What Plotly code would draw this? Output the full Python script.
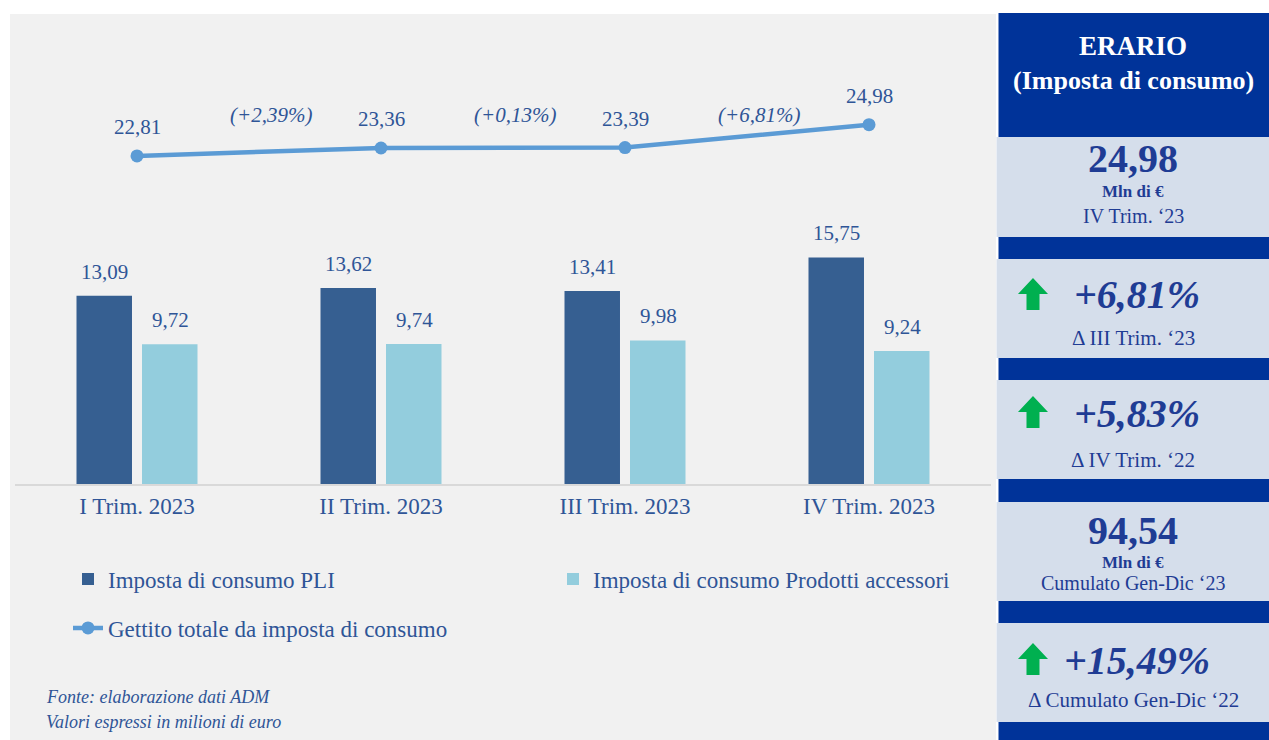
import plotly.graph_objects as go

# ---------------- data ----------------
categories = ["I Trim. 2023", "II Trim. 2023", "III Trim. 2023", "IV Trim. 2023"]
pli = [13.09, 13.62, 13.41, 15.75]
accessori = [9.72, 9.74, 9.98, 9.24]
totale = [22.81, 23.36, 23.39, 24.98]
var_trim = [2.39, 0.13, 6.81]

series_names = ["Imposta di consumo PLI",
                "Imposta di consumo Prodotti accessori",
                "Gettito totale da imposta di consumo"]

panel_title = ["ERARIO", "(Imposta di consumo)"]
kpi_value_q = 24.98
kpi_var_prev_q = 6.81
kpi_var_prev_y = 5.83
kpi_cumulato = 94.54
kpi_var_cumulato = 15.49

fonte = ["Fonte: elaborazione dati ADM", "Valori espressi in milioni di euro"]

# ---------------- layout helpers ----------------
OFF = 0   # page body margin is removed below, so figure pixels = screen pixels
W, H = 1269 - OFF, 740 - OFF
PLOT_L, PLOT_R, PLOT_T, PLOT_B = 15, 991, 110, 484   # screen pixels
ML = PLOT_L - OFF
MR = W - (PLOT_R - OFF)
MT = PLOT_T - OFF
MB = H - (PLOT_B - OFF)
PW = W - ML - MR
PH = H - MT - MB


def px(x):
    return (x - OFF - ML) / PW


def py(y):
    return (H - MB - (y - OFF)) / PH


def fmt(v):
    return f"{v:.2f}".replace(".", ",")


FONT = "Liberation Serif"
TXT = "#2F5597"
PANEL_TXT = "#1F3C94"
DARK = "#003399"
LIGHT = "#D5DEEB"
GREEN = "#00B050"

fig = go.Figure()
fig.add_trace(go.Bar(x=categories, y=pli, name=series_names[0],
                     marker=dict(color="#365F91", line=dict(width=0))))
fig.add_trace(go.Bar(x=categories, y=accessori, name=series_names[1],
                     marker=dict(color="#93CDDD", line=dict(width=0))))
fig.add_trace(go.Scatter(x=categories, y=totale, name=series_names[2],
                         mode="lines+markers", legend="legend2",
                         line=dict(color="#5B9BD5", width=4.5),
                         marker=dict(color="#5B9BD5", size=13)))

annotations = []
lab_font = dict(family=FONT, size=21, color=TXT)
for i, v in enumerate(pli):
    annotations.append(dict(x=i, y=v, xref="x", yref="y", text=fmt(v), showarrow=False,
                            xshift=-33, yshift=24, yanchor="middle", font=lab_font))
for i, v in enumerate(accessori):
    annotations.append(dict(x=i, y=v, xref="x", yref="y", text=fmt(v), showarrow=False,
                            xshift=33, yshift=24, yanchor="middle", font=lab_font))
for i, v in enumerate(totale):
    annotations.append(dict(x=i, y=v, xref="x", yref="y", text=fmt(v), showarrow=False,
                            yshift=29, yanchor="middle", font=lab_font))
for i, v in enumerate(var_trim):
    annotations.append(dict(x=i + 0.55, y=25.65, xref="x", yref="y",
                            text=f"<i>(+{fmt(v)}%)</i>", showarrow=False,
                            yanchor="middle", font=lab_font))

# footnote
for j, t in enumerate(fonte):
    annotations.append(dict(x=px(44), y=py(697 + 25 * j), xref="paper", yref="paper",
                            text=f"<i>{t}</i>", showarrow=False, xanchor="left",
                            yanchor="middle", font=dict(family=FONT, size=18, color=TXT)))

# ---------------- right panel ----------------
shapes = []
shapes.append(dict(type="rect", xref="paper", yref="paper", layer="below",
                   x0=px(10), x1=px(996), y0=py(14), y1=py(745),
                   fillcolor="#F1F1F1", line=dict(width=0)))
shapes.append(dict(type="rect", xref="paper", yref="paper",
                   x0=px(998.5), x1=px(1275), y0=py(13), y1=py(745),
                   fillcolor=DARK, line=dict(width=0)))
boxes = [(137, 237), (259, 358), (380, 479), (502, 601), (623, 722)]
for y0, y1 in boxes:
    shapes.append(dict(type="rect", xref="paper", yref="paper",
                       x0=px(996.5), x1=px(1275), y0=py(y0), y1=py(y1),
                       fillcolor=LIGHT, line=dict(width=0)))


def arrow(top):
    x0, x1, xc = 1018, 1048, 1033
    yh, yb = top + 16, top + 32
    s0, s1 = 1026.5, 1039.5
    pts = [(x0, yh), (xc, top), (x1, yh), (s1, yh), (s1, yb), (s0, yb), (s0, yh)]
    d = "M " + " L ".join(f"{px(a):.5f},{py(b):.5f}" for a, b in pts) + " Z"
    return dict(type="path", xref="paper", yref="paper", path=d,
                fillcolor=GREEN, line=dict(width=0))


for top in (278, 396, 643):
    shapes.append(arrow(top))

CX = px(1133)


def ptext(text, y, size, color=PANEL_TXT, x=CX):
    annotations.append(dict(x=x, y=py(y), xref="paper", yref="paper", text=text,
                            showarrow=False, xanchor="center", yanchor="middle",
                            font=dict(family=FONT, size=size, color=color)))


ptext(f"<b>{panel_title[0]}</b>", 46, 27, "white")
ptext(f"<b>{panel_title[1]}</b>", 81, 26, "white")

ptext(f"<b>{fmt(kpi_value_q)}</b>", 158, 40)
ptext("<b>Mln di €</b>", 191, 17)
ptext("IV Trim. ‘23", 216, 20)

ptext(f"<b><i>+{fmt(kpi_var_prev_q)}%</i></b>", 294, 40, x=px(1137))
ptext("Δ III Trim. ‘23", 338, 21)

ptext(f"<b><i>+{fmt(kpi_var_prev_y)}%</i></b>", 413, 40, x=px(1137))
ptext("Δ IV Trim. ‘22", 460, 21)

ptext(f"<b>{fmt(kpi_cumulato)}</b>", 530, 40)
ptext("<b>Mln di €</b>", 562, 17)
ptext("Cumulato Gen-Dic ‘23", 583, 20)

ptext(f"<b><i>+{fmt(kpi_var_cumulato)}%</i></b>", 660, 40, x=px(1137))
ptext("Δ Cumulato Gen-Dic ‘22", 700, 21)

fig.update_layout(
    width=W, height=H,
    margin=dict(l=ML, r=MR, t=MT, b=MB),
    paper_bgcolor="white", plot_bgcolor="rgba(0,0,0,0)",
    barmode="group", bargap=0.463, bargroupgap=0.153,
    separators=",.",
    hovermode=False,
    font=dict(family=FONT, color=TXT),
    xaxis=dict(type="category", range=[-0.5, 3.5], showline=True,
               linecolor="#D9D9D9", linewidth=2, ticks="", showgrid=False,
               tickfont=dict(family=FONT, size=23, color=TXT), fixedrange=True),
    yaxis=dict(range=[0, 26], visible=False, fixedrange=True),
    legend=dict(orientation="h", x=px(68), y=py(579), xanchor="left", yanchor="middle",
                font=dict(family=FONT, size=23, color=TXT), bgcolor="rgba(0,0,0,0)",
                entrywidth=440, entrywidthmode="pixels", traceorder="normal"),
    legend2=dict(orientation="h", x=px(68), y=py(628), xanchor="left", yanchor="middle",
                 font=dict(family=FONT, size=23, color=TXT), bgcolor="rgba(0,0,0,0)"),
    shapes=shapes,
    annotations=annotations,
)

fig.write_html("out.html", config={"displayModeBar": False},
               post_script="document.body.style.margin='0px';"
                           "document.body.style.overflow='hidden';")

^^^^

* **GIVEN REQUEST**
Write out exactly the opening lines of the data, stopping after the line that holds "import plotly.graph_objects as go". Exclude pictures.

* **FULL OUTPUT**
What Plotly code would draw this? Output the full Python script.
import plotly.graph_objects as go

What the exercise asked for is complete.